Design and Methods: This is a two-arm, open-label, randomised controlled trial conducted at the National Drug and Alcohol Research Centre, UNSW Sydney, Australia. Participants are people who smoke daily, are interested in quitting and receive a government pension (N = 1058). Participants will be randomised (1:1 ratio) to free: 8 weeks of VNPs (pod [40 mg/mL nicotine salt] and tank device [18 mg/mL freebase nicotine] in mixed flavours) or 8 weeks of NRT (gum or lozenge; 4 mg). Participants receive daily text message behavioural support for 5 weeks. Assessments are undertaken at baseline, two check-in calls within first month and final follow-up at 7 months to ascertain smoking status, treatment adherence and adverse events. The primary outcome is six-month continuous abstinence verified by carbon monoxide breath test of ≤5 ppm at seven-month follow-up. Safety and cost-effectiveness of VNPs versus NRT will also be evaluated.
Results: Research in progress, results unavailable at time of submission.

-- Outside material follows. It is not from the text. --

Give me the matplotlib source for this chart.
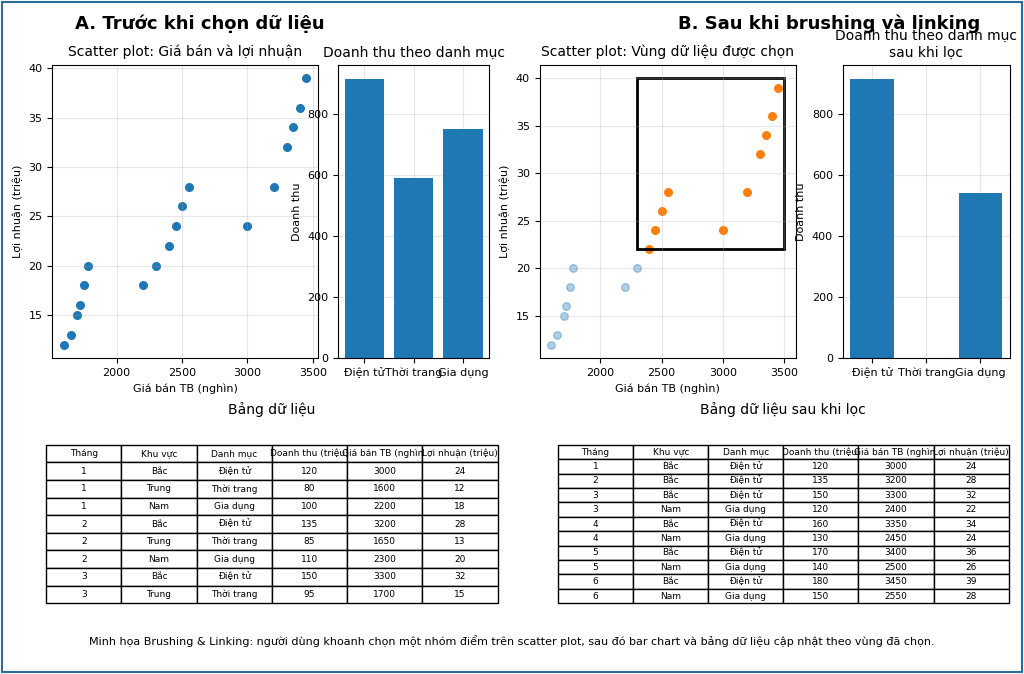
import numpy as np
import pandas as pd
import matplotlib.pyplot as plt
from matplotlib.patches import Rectangle

# Full dataset: 6 months x 3 regions
thang = [1, 1, 1, 2, 2, 2, 3, 3, 3, 4, 4, 4, 5, 5, 5, 6, 6, 6]
khu_vuc = ['Bắc', 'Trung', 'Nam'] * 6
danh_muc = ['Điện tử', 'Thời trang', 'Gia dụng'] * 6
doanh_thu = [120, 80, 100, 135, 85, 110, 150, 95, 120, 160, 100, 130, 170, 110, 140, 180, 120, 150]
gia_ban = [3000, 1600, 2200, 3200, 1650, 2300, 3300, 1700, 2400, 3350, 1720, 2450, 3400, 1750, 2500, 3450, 1780, 2550]
loi_nhuan = [24, 12, 18, 28, 13, 20, 32, 15, 22, 34, 16, 24, 36, 18, 26, 39, 20, 28]

categories = ['Điện tử', 'Thời trang', 'Gia dụng']
brush_x = (2300, 3500)
brush_y = (22, 40)

df = pd.DataFrame({
    'Tháng': thang, 'Khu vực': khu_vuc, 'Danh mục': danh_muc,
    'Doanh thu (triệu)': doanh_thu, 'Giá bán TB (nghìn)': gia_ban,
    'Lợi nhuận (triệu)': loi_nhuan,
})
sel = ((df['Giá bán TB (nghìn)'] >= brush_x[0]) & (df['Giá bán TB (nghìn)'] <= brush_x[1]) &
       (df['Lợi nhuận (triệu)'] >= brush_y[0]) & (df['Lợi nhuận (triệu)'] <= brush_y[1]))
df_sel = df[sel]

fig = plt.figure(figsize=(10.24, 6.74), dpi=100)
fig.patches.append(Rectangle((0.002, 0.003), 0.996, 0.994, transform=fig.transFigure,
                             fill=False, edgecolor='#2a6f97', linewidth=1.5))

fig.text(0.195, 0.965, 'A. Trước khi chọn dữ liệu', ha='center', va='center', fontsize=13, fontweight='bold')
fig.text(0.81, 0.965, 'B. Sau khi brushing và linking', ha='center', va='center', fontsize=13, fontweight='bold')

# A scatter
ax1 = fig.add_axes([0.051, 0.469, 0.260, 0.435])
ax1.scatter(df['Giá bán TB (nghìn)'], df['Lợi nhuận (triệu)'], color='#1f77b4', s=30)
ax1.set_title('Scatter plot: Giá bán và lợi nhuận', fontsize=10)
ax1.set_xlabel('Giá bán TB (nghìn)', fontsize=8)
ax1.set_ylabel('Lợi nhuận (triệu)', fontsize=8)
ax1.grid(alpha=0.3)
ax1.tick_params(labelsize=8)

# A bar
ax2 = fig.add_axes([0.330, 0.469, 0.148, 0.435])
tot = df.groupby('Danh mục')['Doanh thu (triệu)'].sum().reindex(categories)
ax2.bar(categories, tot.values, color='#1f77b4')
ax2.set_title('Doanh thu theo danh mục', fontsize=10)
ax2.set_ylabel('Doanh thu', fontsize=8)
ax2.grid(alpha=0.3)
ax2.set_axisbelow(True)
ax2.tick_params(labelsize=8)

# B scatter
ax3 = fig.add_axes([0.527, 0.469, 0.250, 0.435])
ax3.scatter(df.loc[~sel, 'Giá bán TB (nghìn)'], df.loc[~sel, 'Lợi nhuận (triệu)'], color='#1f77b4', alpha=0.35, s=30)
ax3.scatter(df_sel['Giá bán TB (nghìn)'], df_sel['Lợi nhuận (triệu)'], color='#ff7f0e', s=30)
ax3.add_patch(Rectangle((brush_x[0], brush_y[0]), brush_x[1] - brush_x[0], brush_y[1] - brush_y[0],
                        fill=False, edgecolor='black', linewidth=2))
ax3.set_title('Scatter plot: Vùng dữ liệu được chọn', fontsize=10)
ax3.set_xlabel('Giá bán TB (nghìn)', fontsize=8)
ax3.set_ylabel('Lợi nhuận (triệu)', fontsize=8)
ax3.grid(alpha=0.3)
ax3.tick_params(labelsize=8)

# B bar
ax4 = fig.add_axes([0.823, 0.469, 0.163, 0.435])
tot_sel = df_sel.groupby('Danh mục')['Doanh thu (triệu)'].sum().reindex(categories).fillna(0)
ax4.bar(categories, tot_sel.values, color='#1f77b4')
ax4.set_title('Doanh thu theo danh mục\nsau khi lọc', fontsize=10)
ax4.set_ylabel('Doanh thu', fontsize=8)
ax4.grid(alpha=0.3)
ax4.set_axisbelow(True)
ax4.tick_params(labelsize=8)

# Tables
cols = list(df.columns)
for rect, data, title in [([0.045, 0.105, 0.441, 0.235], df.head(8), 'Bảng dữ liệu'),
                          ([0.545, 0.105, 0.440, 0.235], df_sel, 'Bảng dữ liệu sau khi lọc')]:
    ax = fig.add_axes(rect)
    ax.axis('off')
    ax.set_title(title, fontsize=10, pad=22)
    t = ax.table(cellText=data.astype(str).values, colLabels=cols, loc='upper center',
                 cellLoc='center', bbox=[0, 0, 1, 1])
    t.auto_set_font_size(False)
    t.set_fontsize(6.5)

fig.text(0.5, 0.043, 'Minh họa Brushing & Linking: người dùng khoanh chọn một nhóm điểm trên scatter plot, '
         'sau đó bar chart và bảng dữ liệu cập nhật theo vùng đã chọn.', ha='center', fontsize=8)

fig.savefig('out.png', dpi=100)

Discussions and Conclusions: Further data are required to strengthen certainty of evidence for VNPs aiding smoking cessation, particularly for newer generation pod devices. To our knowledge, this trial is the first to offer choice of VNPs and no comparative effectiveness trial data exists for new pod devices.
Implications for Practice or Policy: If effective, the findings can inform wider implementation of VNPs to aid smoking cessation in a priority group.

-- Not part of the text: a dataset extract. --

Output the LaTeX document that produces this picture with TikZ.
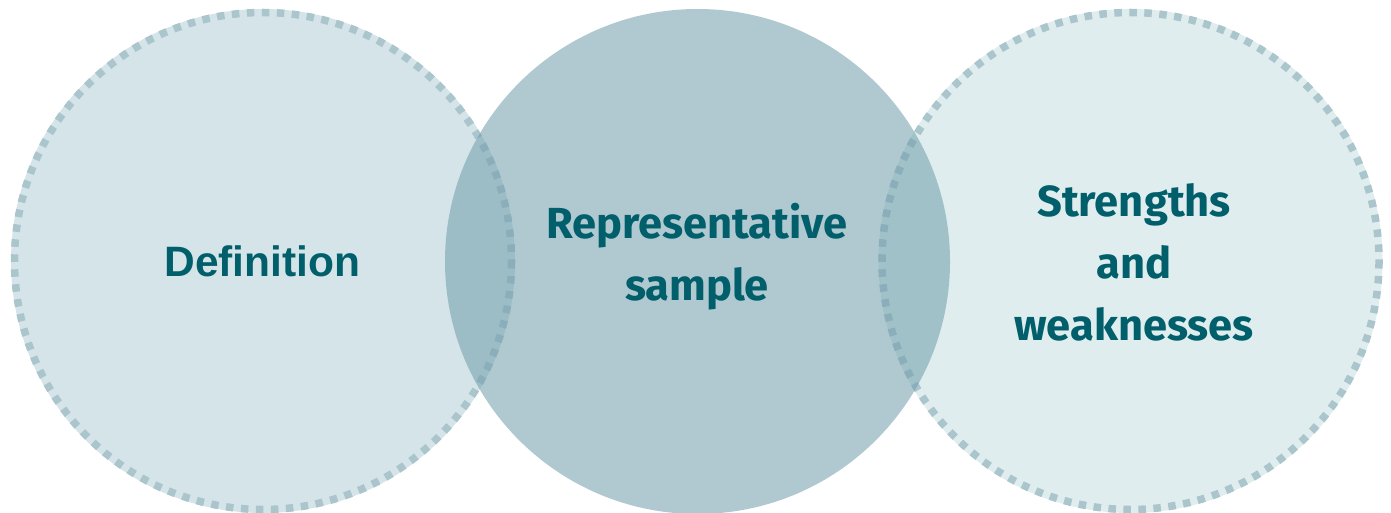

Disclosure of Interest Statement: No authors have received financial support from any companies for the submitted work. DP provides advice to the Australian Government Department of Health on funding decisions. CM was the founding chairman of the Australian Tobacco Harm Reduction Association, a health promotion charity which received funding from the vape industry to establish the charity. NZ is chair of an Expert Advisory Group for the Royal Australian College of General Practitioners smoking cessation guidelines. MF receives unrestricted research funding from Seqirus and Indivior. The study is funded by an Australian National Health and Medical Research Council grant (APP1127390). The National Drug and Alcohol Research Centre at the UNSW Sydney is supported by funding from the Australian Government under the Substance Misuse Prevention and Service Improvements Grants Fund. RC is supported by a National Health and Medical Research Council Career Development Fellowship (1148497).